The Importance of Statistical Power Calculations

When planning research, collecting data, or interpreting an analysis, a crucial research design consideration is the size of the study sample. Typically, all of the individuals in a certain population of interest cannot be evaluated, so a researcher must rely on examining a sample of individuals to make inferences about the population they represent. For example, to understand the benefit of a new drug to prevent migraine, a researcher cannot possibly give the drug or a placebo to all individuals in the world who have migraine. Instead, the researcher will evaluate a sample of individuals with migraine and give the drug or placebo to everyone in this sample.
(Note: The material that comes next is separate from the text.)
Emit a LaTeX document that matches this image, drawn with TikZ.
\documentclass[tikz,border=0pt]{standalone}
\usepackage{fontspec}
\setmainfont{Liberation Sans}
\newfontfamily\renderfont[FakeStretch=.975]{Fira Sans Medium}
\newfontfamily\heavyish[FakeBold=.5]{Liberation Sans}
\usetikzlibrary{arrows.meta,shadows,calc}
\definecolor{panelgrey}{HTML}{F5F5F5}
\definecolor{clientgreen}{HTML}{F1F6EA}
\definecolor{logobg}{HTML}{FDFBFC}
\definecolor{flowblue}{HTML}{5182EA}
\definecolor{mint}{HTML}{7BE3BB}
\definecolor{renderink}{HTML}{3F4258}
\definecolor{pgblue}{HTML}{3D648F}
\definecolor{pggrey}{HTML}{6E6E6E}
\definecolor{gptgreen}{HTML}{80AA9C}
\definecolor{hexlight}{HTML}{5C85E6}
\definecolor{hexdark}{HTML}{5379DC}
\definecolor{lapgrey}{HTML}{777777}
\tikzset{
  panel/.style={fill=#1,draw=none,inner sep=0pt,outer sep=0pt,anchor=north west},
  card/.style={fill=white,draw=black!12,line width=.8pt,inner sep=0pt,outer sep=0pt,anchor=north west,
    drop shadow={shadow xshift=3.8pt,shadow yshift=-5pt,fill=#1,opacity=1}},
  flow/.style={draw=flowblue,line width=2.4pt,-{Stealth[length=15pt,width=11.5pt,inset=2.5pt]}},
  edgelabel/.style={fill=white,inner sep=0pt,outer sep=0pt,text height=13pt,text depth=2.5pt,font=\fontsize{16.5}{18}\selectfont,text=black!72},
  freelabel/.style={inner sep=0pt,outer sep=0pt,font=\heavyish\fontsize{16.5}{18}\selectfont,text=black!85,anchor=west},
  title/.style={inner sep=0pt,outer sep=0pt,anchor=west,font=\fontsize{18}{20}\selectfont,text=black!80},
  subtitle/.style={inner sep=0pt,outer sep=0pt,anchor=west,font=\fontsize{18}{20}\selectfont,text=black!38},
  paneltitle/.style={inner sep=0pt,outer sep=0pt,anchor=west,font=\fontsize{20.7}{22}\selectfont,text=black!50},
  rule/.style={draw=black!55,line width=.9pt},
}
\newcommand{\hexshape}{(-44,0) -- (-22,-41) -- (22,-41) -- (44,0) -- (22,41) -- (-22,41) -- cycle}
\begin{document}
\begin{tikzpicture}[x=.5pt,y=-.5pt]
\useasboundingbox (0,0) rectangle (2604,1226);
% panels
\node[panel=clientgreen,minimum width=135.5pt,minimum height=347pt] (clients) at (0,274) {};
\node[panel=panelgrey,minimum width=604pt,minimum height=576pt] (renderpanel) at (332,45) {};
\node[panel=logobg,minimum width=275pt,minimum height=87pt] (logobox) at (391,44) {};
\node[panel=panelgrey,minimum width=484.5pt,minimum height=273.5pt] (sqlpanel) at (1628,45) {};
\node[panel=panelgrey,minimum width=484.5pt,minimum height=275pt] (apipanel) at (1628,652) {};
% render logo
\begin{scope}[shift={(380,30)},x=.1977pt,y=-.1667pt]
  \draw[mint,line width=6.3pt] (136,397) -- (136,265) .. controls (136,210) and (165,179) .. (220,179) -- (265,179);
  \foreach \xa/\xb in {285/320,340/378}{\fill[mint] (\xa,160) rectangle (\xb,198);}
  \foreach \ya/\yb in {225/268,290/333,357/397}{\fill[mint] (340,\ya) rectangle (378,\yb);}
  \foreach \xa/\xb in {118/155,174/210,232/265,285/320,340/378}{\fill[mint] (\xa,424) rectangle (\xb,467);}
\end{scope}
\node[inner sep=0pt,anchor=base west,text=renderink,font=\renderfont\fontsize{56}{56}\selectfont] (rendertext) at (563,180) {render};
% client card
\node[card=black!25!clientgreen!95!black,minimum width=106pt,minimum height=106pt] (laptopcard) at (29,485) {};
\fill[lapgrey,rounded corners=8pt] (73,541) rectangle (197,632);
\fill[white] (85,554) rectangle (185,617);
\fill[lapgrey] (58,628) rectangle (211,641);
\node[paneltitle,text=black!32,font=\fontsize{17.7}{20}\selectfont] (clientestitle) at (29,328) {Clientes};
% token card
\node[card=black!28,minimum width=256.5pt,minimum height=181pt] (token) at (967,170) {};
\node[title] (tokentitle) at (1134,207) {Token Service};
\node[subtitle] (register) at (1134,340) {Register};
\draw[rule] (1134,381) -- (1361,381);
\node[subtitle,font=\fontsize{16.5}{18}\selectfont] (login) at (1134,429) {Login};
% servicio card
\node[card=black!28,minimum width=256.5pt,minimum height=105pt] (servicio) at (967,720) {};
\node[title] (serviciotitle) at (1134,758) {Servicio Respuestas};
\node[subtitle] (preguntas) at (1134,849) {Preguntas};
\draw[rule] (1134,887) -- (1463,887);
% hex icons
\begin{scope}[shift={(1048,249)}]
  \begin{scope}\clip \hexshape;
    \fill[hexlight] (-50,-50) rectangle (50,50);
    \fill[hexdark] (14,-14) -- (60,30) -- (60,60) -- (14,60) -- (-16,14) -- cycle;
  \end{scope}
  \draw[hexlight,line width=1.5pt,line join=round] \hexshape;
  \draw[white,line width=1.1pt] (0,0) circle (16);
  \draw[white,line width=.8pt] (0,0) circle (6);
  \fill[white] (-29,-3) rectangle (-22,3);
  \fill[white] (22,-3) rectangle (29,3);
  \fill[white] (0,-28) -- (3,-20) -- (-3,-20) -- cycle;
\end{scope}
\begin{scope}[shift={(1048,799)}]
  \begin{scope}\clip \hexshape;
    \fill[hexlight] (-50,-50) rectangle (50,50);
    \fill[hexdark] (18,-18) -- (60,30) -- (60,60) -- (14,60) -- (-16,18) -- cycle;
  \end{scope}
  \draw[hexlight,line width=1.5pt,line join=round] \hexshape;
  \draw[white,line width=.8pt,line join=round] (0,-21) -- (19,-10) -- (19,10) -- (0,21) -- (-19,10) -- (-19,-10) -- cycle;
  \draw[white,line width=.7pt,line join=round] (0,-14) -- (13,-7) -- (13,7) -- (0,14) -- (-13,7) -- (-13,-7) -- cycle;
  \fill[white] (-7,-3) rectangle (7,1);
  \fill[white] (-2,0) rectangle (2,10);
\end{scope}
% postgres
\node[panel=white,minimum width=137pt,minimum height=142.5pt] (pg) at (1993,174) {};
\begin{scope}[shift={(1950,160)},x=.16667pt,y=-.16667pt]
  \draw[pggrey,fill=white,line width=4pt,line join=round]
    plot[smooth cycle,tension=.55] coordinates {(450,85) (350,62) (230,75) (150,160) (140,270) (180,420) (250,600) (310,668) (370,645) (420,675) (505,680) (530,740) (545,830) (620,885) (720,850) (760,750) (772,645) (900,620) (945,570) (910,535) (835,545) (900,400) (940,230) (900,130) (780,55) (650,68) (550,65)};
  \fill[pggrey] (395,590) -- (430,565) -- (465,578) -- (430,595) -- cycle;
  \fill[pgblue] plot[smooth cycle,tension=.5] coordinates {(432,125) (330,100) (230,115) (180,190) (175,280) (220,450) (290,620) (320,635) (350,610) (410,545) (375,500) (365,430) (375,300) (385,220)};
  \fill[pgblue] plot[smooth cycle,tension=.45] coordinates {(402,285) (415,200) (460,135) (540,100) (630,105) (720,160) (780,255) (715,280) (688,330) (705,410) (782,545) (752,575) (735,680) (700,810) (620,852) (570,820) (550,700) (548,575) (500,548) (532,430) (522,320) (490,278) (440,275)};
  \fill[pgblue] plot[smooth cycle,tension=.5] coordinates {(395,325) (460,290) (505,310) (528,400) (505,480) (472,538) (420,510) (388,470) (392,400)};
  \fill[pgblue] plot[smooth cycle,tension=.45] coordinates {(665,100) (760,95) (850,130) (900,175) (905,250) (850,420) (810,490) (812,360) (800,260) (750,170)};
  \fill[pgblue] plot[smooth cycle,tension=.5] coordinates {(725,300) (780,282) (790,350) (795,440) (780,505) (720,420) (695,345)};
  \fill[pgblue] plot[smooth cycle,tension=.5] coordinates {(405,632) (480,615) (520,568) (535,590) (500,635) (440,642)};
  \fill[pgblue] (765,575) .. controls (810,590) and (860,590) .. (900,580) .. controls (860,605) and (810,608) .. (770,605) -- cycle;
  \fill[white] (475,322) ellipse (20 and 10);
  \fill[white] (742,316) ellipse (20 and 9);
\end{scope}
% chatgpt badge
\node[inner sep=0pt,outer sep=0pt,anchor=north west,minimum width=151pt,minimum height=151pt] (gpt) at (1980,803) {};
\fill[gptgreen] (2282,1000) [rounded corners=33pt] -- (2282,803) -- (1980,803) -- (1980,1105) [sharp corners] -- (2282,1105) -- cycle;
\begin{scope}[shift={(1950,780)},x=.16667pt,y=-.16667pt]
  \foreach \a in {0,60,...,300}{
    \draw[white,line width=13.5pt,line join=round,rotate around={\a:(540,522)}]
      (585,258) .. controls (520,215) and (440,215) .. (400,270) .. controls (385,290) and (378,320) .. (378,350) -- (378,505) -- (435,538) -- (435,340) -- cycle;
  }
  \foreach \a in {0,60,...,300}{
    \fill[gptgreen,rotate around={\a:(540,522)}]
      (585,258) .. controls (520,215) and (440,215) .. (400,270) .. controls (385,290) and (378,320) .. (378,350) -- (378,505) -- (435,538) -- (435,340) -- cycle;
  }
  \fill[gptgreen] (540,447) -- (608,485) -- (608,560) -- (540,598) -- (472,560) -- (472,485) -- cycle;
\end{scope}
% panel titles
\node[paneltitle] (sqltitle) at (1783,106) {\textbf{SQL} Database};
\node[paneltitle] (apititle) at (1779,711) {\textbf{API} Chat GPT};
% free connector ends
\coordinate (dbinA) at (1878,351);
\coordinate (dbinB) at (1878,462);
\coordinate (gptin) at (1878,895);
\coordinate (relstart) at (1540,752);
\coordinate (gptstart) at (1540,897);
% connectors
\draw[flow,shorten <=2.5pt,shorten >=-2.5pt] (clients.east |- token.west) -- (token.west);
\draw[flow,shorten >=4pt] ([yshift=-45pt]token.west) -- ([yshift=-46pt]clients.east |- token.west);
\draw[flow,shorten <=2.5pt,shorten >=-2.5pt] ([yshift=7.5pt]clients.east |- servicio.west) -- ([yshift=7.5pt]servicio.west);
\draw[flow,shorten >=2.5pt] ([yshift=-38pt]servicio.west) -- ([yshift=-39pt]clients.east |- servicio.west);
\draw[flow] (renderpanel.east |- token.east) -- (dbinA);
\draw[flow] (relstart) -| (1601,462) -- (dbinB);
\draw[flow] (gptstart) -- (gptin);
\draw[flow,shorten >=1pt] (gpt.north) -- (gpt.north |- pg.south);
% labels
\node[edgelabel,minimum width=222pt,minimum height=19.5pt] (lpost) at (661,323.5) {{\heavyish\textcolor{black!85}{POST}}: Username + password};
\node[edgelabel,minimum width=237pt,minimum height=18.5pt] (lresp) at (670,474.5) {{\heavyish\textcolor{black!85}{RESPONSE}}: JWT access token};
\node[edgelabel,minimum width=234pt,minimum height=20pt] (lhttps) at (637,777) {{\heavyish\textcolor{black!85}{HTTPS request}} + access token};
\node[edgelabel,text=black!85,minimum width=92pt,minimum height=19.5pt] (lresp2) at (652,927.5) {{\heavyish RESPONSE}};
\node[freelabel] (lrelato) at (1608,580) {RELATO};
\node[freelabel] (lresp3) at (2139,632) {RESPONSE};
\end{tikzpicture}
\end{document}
Still, how large does this sample need to be before we can claim to know something about how it works in the population? The answer to this question can be found in statistical power calculations. Statistical power calculations are an integral aspect of determining the size of a sample in evaluating research using null hypothesis testing. As outlined below, when designing a study, an effect size is postulated to exist (eg, a 20% group difference in treatment response), and a study is designed to examine this effect size in relation to a null hypothesis that usually depicts the absence of an effect (eg, a 0% treatment response). Using this effect size and several other analytical assumptions, investigators can calculate a sample size that will allow them to have a good chance of finding statistically significant differences in their sample, even with sampling error that is always encountered when a sample is drawn from a population. For example, the investigators think that their new drug will have a 20% group difference in the population, but due to sampling error, any individual sample drawn from that population likely will exhibit subtle differences from this expected rate. A statistical power calculation takes this into consideration to inform a researcher on the needed sample size to obtain a suitable chance of detecting a hypothesized effect size.